_WHAT YOU HAVE TO DO_
Leaving out every picture, copy the lines of the data exactly, from the first through the line containing "import matplotlib.pyplot as plt".
-----
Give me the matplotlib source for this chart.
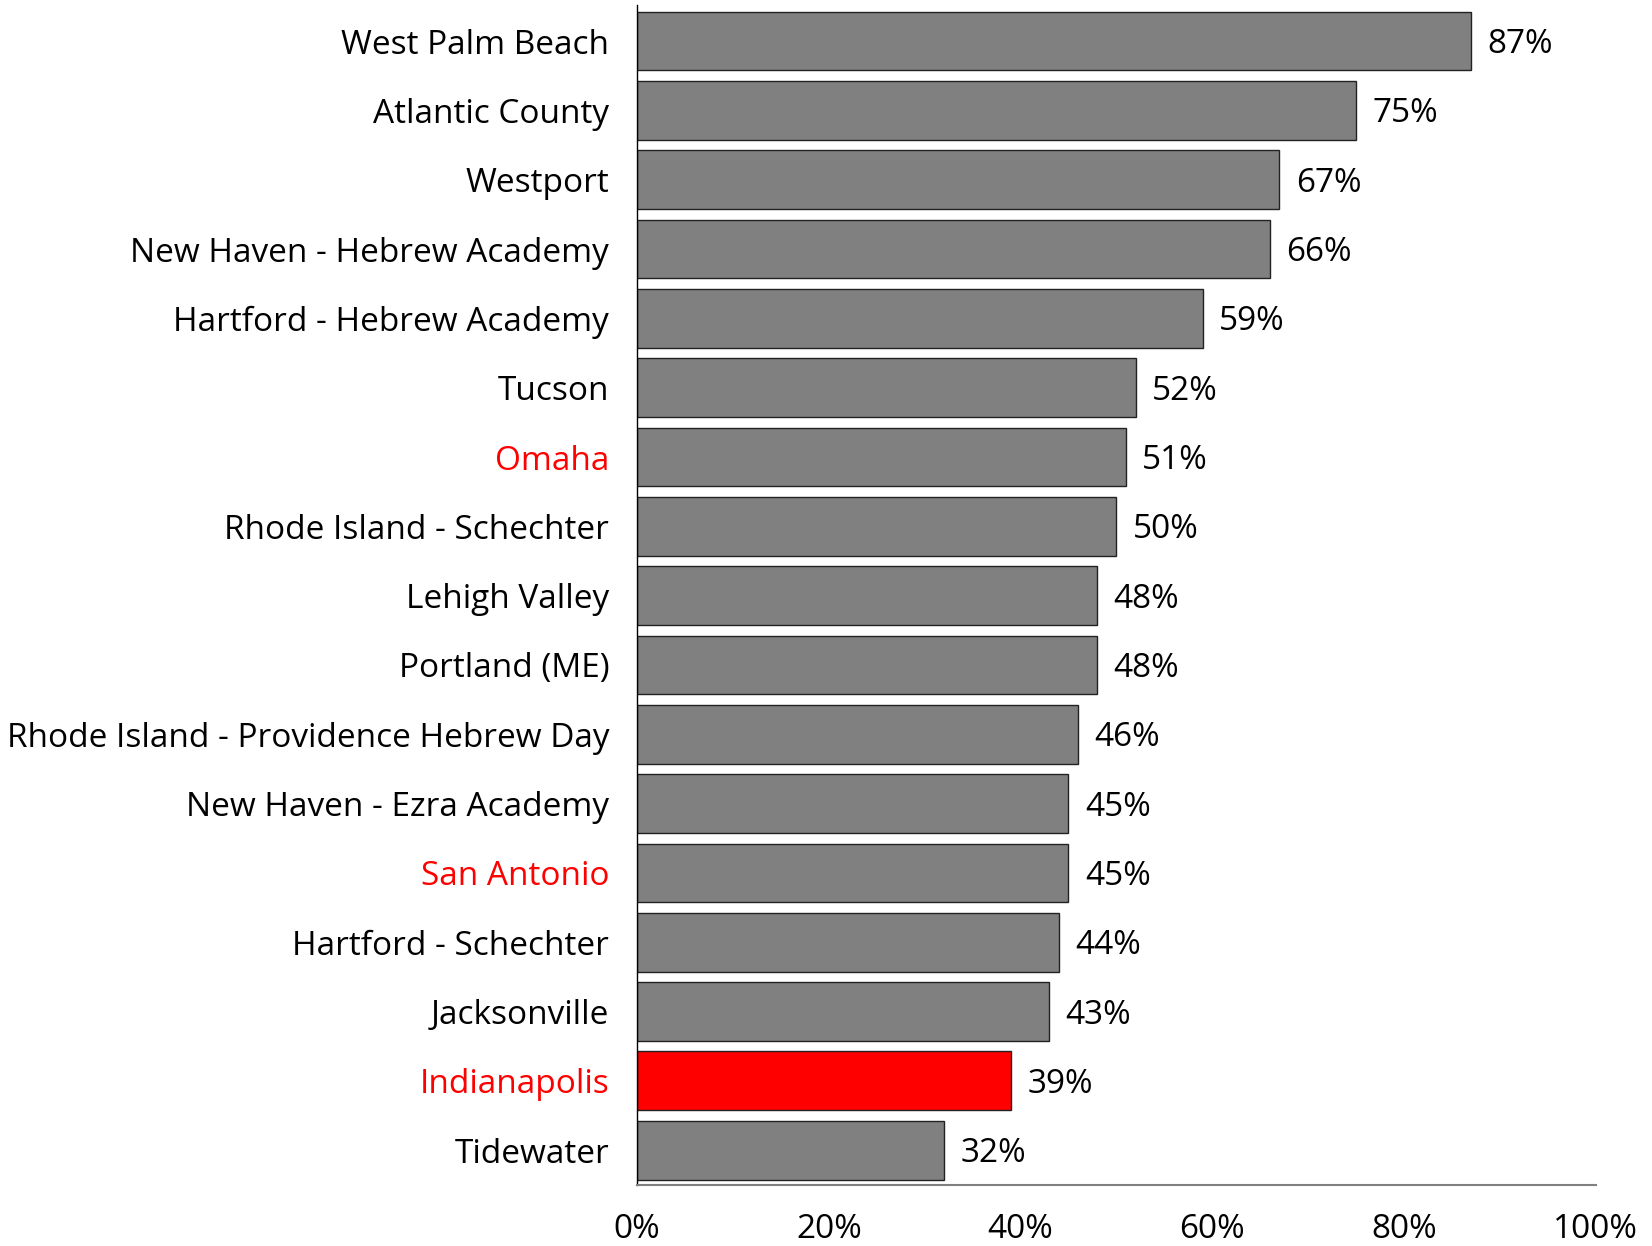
import numpy as np
import matplotlib.pyplot as plt

# data, top to bottom
schools = ['West Palm Beach', 'Atlantic County', 'Westport',
           'New Haven - Hebrew Academy', 'Hartford - Hebrew Academy',
           'Tucson', 'Omaha', 'Rhode Island - Schechter', 'Lehigh Valley',
           'Portland (ME)', 'Rhode Island - Providence Hebrew Day',
           'New Haven - Ezra Academy', 'San Antonio', 'Hartford - Schechter',
           'Jacksonville', 'Indianapolis', 'Tidewater']
pct = [87, 75, 67, 66, 59, 52, 51, 50, 48, 48, 46, 45, 45, 44, 43, 39, 32]
red_labels = ['Omaha', 'San Antonio', 'Indianapolis']
red_bars = ['Indianapolis']
xticks = [0, 20, 40, 60, 80, 100]

plt.rcParams['font.family'] = ['Open Sans', 'DejaVu Sans']


def main():
    fig = plt.figure(figsize=(16.52, 12.46), dpi=100)
    ax = fig.add_axes([0.3856, 0.049, 0.5804, 0.947])

    y = np.arange(len(schools))
    colors = ['#ff0000' if s in red_bars else '#808080' for s in schools]
    ax.barh(y, pct, height=0.85, color=colors, edgecolor='#222222',
            linewidth=1.0, zorder=2)

    for yi, v in zip(y, pct):
        ax.text(v + 1.7, yi + 0.05, f'{v}%', va='center', ha='left',
                fontsize=24, color='black')

    ax.set_ylim(len(schools) - 0.5, -0.52)
    ax.set_xlim(0, 100)
    ax.set_yticks(y)
    ax.set_yticklabels(schools, fontsize=24)
    for lbl in ax.get_yticklabels():
        if lbl.get_text() in red_labels:
            lbl.set_color('#ff0000')
    ax.set_xticks(xticks)
    ax.set_xticklabels([f'{t}%' for t in xticks], fontsize=24)
    ax.tick_params(axis='both', length=0)
    ax.tick_params(axis='x', pad=20)
    ax.tick_params(axis='y', pad=20)

    ax.spines['top'].set_visible(False)
    ax.spines['right'].set_visible(False)
    ax.spines['left'].set_color('black')
    ax.spines['left'].set_linewidth(1.0)
    ax.spines['bottom'].set_color('#808080')
    ax.spines['bottom'].set_linewidth(1.5)

    fig.savefig('out.png', dpi=100)


if __name__ == '__main__':
    main()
-----
_EXERCISE OUTPUT_
Give me the matplotlib source for this chart.
import numpy as np
import matplotlib.pyplot as plt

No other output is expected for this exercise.